I noticed you added a direct lowering for the op, whereas we were discussing implementing that in LoweringPrepare here (though that was also necessary because of the usage of AST information, which your design avoids). I'd still be curious to learn if there's reasons to prefer LoweringPrepare vs. direct lowering with your design.
+1 here, LoweringPrepare seems like a good place for this.
and we might want to treat all base class casts uniformly in some cases. That's a problem for later though.
One solution is to keep multiple operations and abstract the uniform part into an interface. Seems like the difference makes it worth to have different mnemonics.
The offset of a base class has already been computed by the front end. The offset shouldn't be thrown away when creating CIR only to have a later pass have to recompute it.
Agreed, whenever we have an analysis that would like to look closer to those access it might make sense to raise it more.
I am unfamiliar with the LoweringPrepare pass. I haven't touched it yet. If this is best handled by doing something during LoweringPrepare, I'm fine with that, and would welcome a chance to learn something new.
In LoweringPrepare
we usuall decouple more higher level CIR down to more basic CIR (closer to LLVM). One example are global ctor/dtor initializers, they are lowered to actual global functions before we lower To LLVM. The idea is to handle a bunch of those operations there, so that their lowering can be trivial (because we already decomposed the pieces). So for example, if cir.base_class_addr
is a pointer calculation, it should become a cir.ptr_diff or cir.ptr_stride, which LowerToLLVM already knows how to transform. (I missed @smeenai comment when I wrote this, but same spirit)

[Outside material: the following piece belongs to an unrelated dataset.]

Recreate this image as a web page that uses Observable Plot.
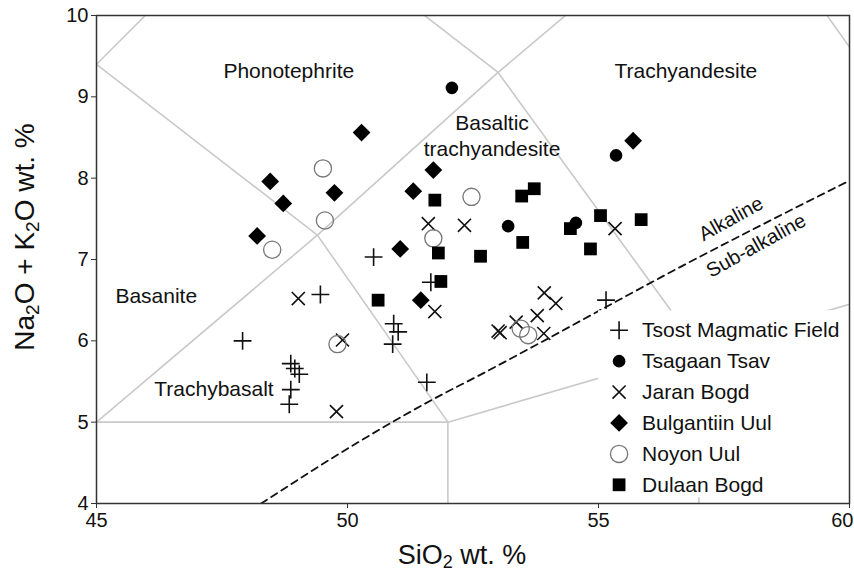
<!DOCTYPE html>
<html><head><meta charset="utf-8">
<script src="https://cdn.jsdelivr.net/npm/d3@7"></script>
<script src="https://cdn.jsdelivr.net/npm/@observablehq/plot@0.6"></script>
<style>
body{margin:0;background:#fff;}
#chart{width:854px;height:574px;}
</style>
</head><body><div id="chart"></div>
<script>
// ---------- data (SiO2 wt.% , Na2O+K2O wt.%) ----------
const seriesNames = ["Tsost Magmatic Field","Tsagaan Tsav","Jaran Bogd","Bulgantiin Uul","Noyon Uul","Dulaan Bogd"];

const tsostSiO2 = [47.91,49.46,50.52,51.66,50.92,51.01,50.90,51.58,48.87,48.95,49.04,48.87,48.84,55.15];
const tsostAlk  = [6.00,6.57,7.03,6.72,6.21,6.11,5.96,5.49,5.72,5.66,5.59,5.40,5.22,6.50];

const tsagaanSiO2 = [52.08,55.35,53.20,54.55];
const tsagaanAlk  = [9.11,8.28,7.41,7.45];

const jaranSiO2 = [49.02,49.90,49.78,51.74,51.61,52.33,55.33,53.00,53.04,53.36,53.92,54.15,53.78,53.91];
const jaranAlk  = [6.52,6.01,5.13,6.36,7.44,7.42,7.38,6.12,6.10,6.23,6.59,6.46,6.31,6.09];

const bulgSiO2 = [50.28,48.46,48.72,49.74,48.20,51.71,51.31,51.05,55.69,51.46];
const bulgAlk  = [8.56,7.96,7.69,7.82,7.29,8.10,7.84,7.13,8.46,6.50];

const noyonSiO2 = [49.51,49.55,48.50,51.71,52.47,49.80,53.45,53.60];
const noyonAlk  = [8.12,7.48,7.12,7.26,7.77,5.96,6.15,6.07];

const dulaanSiO2 = [51.74,51.81,53.47,53.72,55.04,55.85,54.44,53.49,54.84,52.65,51.86,50.61];
const dulaanAlk  = [7.73,7.08,7.78,7.87,7.54,7.49,7.38,7.21,7.13,7.04,6.73,6.50];

// TAS field boundaries (Le Bas et al. 1986), polylines of [SiO2, alkali]
const boundaryA = [[45,9.4],[49.4,7.3],[52,5],[52,0]];
const boundaryB = [[45,5],[49.4,7.3],[53,9.3],[57.6,11.7]];
const boundaryC = [[45,9.4],[48.4,11.5]];
const boundaryD = [[48.4,11.5],[53,9.3],[57,5.9],[57,0]];
const boundaryE = [[45,5],[52,5],[57,5.9],[63,7],[57.6,11.7]];

// Alkaline / sub-alkaline divide
const divideSiO2 = [48.28,50.07,51.70,52.73,53.79,55.31,56.24,60.0];
const divideAlk  = [4.00,4.70,5.28,5.61,5.96,6.47,6.78,7.97];

const xTicks = [45,50,55,60];
const yTicks = [4,5,6,7,8,9,10];

// field labels: text, SiO2, alkali
const fieldLabels = [
  {t:"Phonotephrite", x:48.83, y:9.32},
  {t:"Trachyandesite", x:56.74, y:9.32},
  {t:"Basaltic", x:52.88, y:8.67},
  {t:"trachyandesite", x:52.88, y:8.35},
  {t:"Basanite", x:46.19, y:6.55},
  {t:"Trachybasalt", x:47.34, y:5.40}
];
const divideLabels = [
  {t:"Alkaline", x:57.64, y:7.50},
  {t:"Sub-alkaline", x:58.14, y:7.17}
];

// ---------- styles ----------
const styles = [
  {symbol:"plus",     r:5.8, fill:"none",  stroke:"#111", strokeWidth:1.6},
  {symbol:"circle",   r:6.3, fill:"#000",  stroke:"none", strokeWidth:0},
  {symbol:"times",    r:6.0, fill:"none",  stroke:"#111", strokeWidth:1.6},
  {symbol:"diamond2", r:8.0, fill:"#000",  stroke:"none", strokeWidth:0},
  {symbol:"circle",   r:8.6, fill:"none",  stroke:"#777", strokeWidth:1.3},
  {symbol:"square",   r:7.2, fill:"#000",  stroke:"none", strokeWidth:0}
];
const seriesX = [tsostSiO2, tsagaanSiO2, jaranSiO2, bulgSiO2, noyonSiO2, dulaanSiO2];
const seriesY = [tsostAlk, tsagaanAlk, jaranAlk, bulgAlk, noyonAlk, dulaanAlk];

const legendX = 55.41, legendTop = 6.13, legendStep = 0.38;

const boundaryMarks = [boundaryA,boundaryB,boundaryC,boundaryD,boundaryE].map(b =>
  Plot.line(b, {x: d => d[0], y: d => d[1], stroke:"#c9c9c9", strokeWidth:1.6, clip:true}));

const dotMarks = seriesX.map((xs, i) => {
  const s = styles[i];
  return Plot.dot(xs, {x: xs, y: seriesY[i], symbol: s.symbol, r: s.r, fill: s.fill, stroke: s.stroke, strokeWidth: s.strokeWidth});
});

const legendDots = seriesNames.map((name, i) => {
  const s = styles[i];
  return Plot.dot([name], {x: () => legendX, y: () => legendTop - i*legendStep, symbol: s.symbol, r: s.r, fill: s.fill, stroke: s.stroke, strokeWidth: s.strokeWidth});
});

const plot = Plot.plot({
  width: 854, height: 574,
  marginLeft: 96, marginRight: 5, marginTop: 15, marginBottom: 71,
  style: {fontFamily: "'Liberation Sans', Arial, sans-serif", color: "#111", background: "#fff"},
  x: {domain: [45, 60]},
  y: {domain: [4, 10]},
  marks: [
    ...boundaryMarks,
    Plot.line(divideSiO2, {x: divideSiO2, y: divideAlk, stroke:"#111", strokeWidth:1.8, strokeDasharray:"7,5", curve:"monotone-x", clip:true}),
    Plot.rect([0], {x1: 55.0, x2: 60, y1: 4.07, y2: 6.37, fill: "#fff"}),
    Plot.text(fieldLabels, {x:"x", y:"y", text:"t", fontSize:21, fill:"#111"}),
    Plot.text(divideLabels, {x:"x", y:"y", text:"t", fontSize:20, fill:"#111", rotate:-29}),
    ...dotMarks,
    ...legendDots,
    Plot.text(seriesNames, {x: () => legendX, y: (d, i) => legendTop - i*legendStep, text: d => d, dx: 23, textAnchor:"start", fontSize:21, fill:"#111"}),
    Plot.frame({stroke:"#333", strokeWidth:1.5}),
    Plot.axisX({ticks: xTicks, tickFormat: "d", tickSize: 5, tickPadding: 4, fontSize: 20, label: null, stroke:"#333"}),
    Plot.axisY({ticks: yTicks, tickFormat: "d", tickSize: 5, tickPadding: 3, fontSize: 20, label: null, stroke:"#333"})
  ]
});
document.getElementById("chart").appendChild(plot);

const svg = d3.select(plot);
// keep the last x tick label inside the picture, as in the reference
svg.selectAll("g[aria-label='x-axis tick label'] text")
  .filter(function() { return this.textContent === "60"; })
  .attr("text-anchor", "end").attr("dx", 4);

// axis titles with subscripts
const xt = svg.append("text").attr("x", 462).attr("y", 564).attr("text-anchor","middle")
  .attr("font-size", 27).attr("fill", "#111");
xt.append("tspan").text("SiO");
xt.append("tspan").attr("font-size", 18).attr("dy", 4).text("2");
xt.append("tspan").attr("dy", -4).text(" wt. %");

const yt = svg.append("text").attr("transform","translate(34,237) rotate(-90)").attr("text-anchor","middle")
  .attr("font-size", 28).attr("fill", "#111");
yt.append("tspan").text("Na");
yt.append("tspan").attr("font-size", 19).attr("dy", 5).text("2");
yt.append("tspan").attr("dy", -5).text("O + K");
yt.append("tspan").attr("font-size", 19).attr("dy", 5).text("2");
yt.append("tspan").attr("dy", -5).text("O wt. %");
</script>
</body></html>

I'm going to look at your PR now and I'll add other comments.
@Lancern, you mentioned handling the conversion between member pointers. At least for simple cases like https://godbolt.org/z/45oKh3584, the AST contains a derived-to-base cast before the member pointer dereference, so we should still end up in the cir.base_class_addr path. Did you have cases in mind where we'd bypass the cast and the dereference itself would need access to type conversion info?
@smeenai Sorry for the delayed response. Consider this case which casts a member pointer directly: https://godbolt.org/z/3eT59djsT
It's a bit different from cir.base_class_addr
though: member pointer casts go from base to derived while cir.base_class_addr
goes from derived to base. Besides, member pointer casts cannot go across virtual bases.
I think we can close this out given that we have a working cir.base_class_addr
now. We can open up other issues for virtual bases and member pointer casts when we get to those.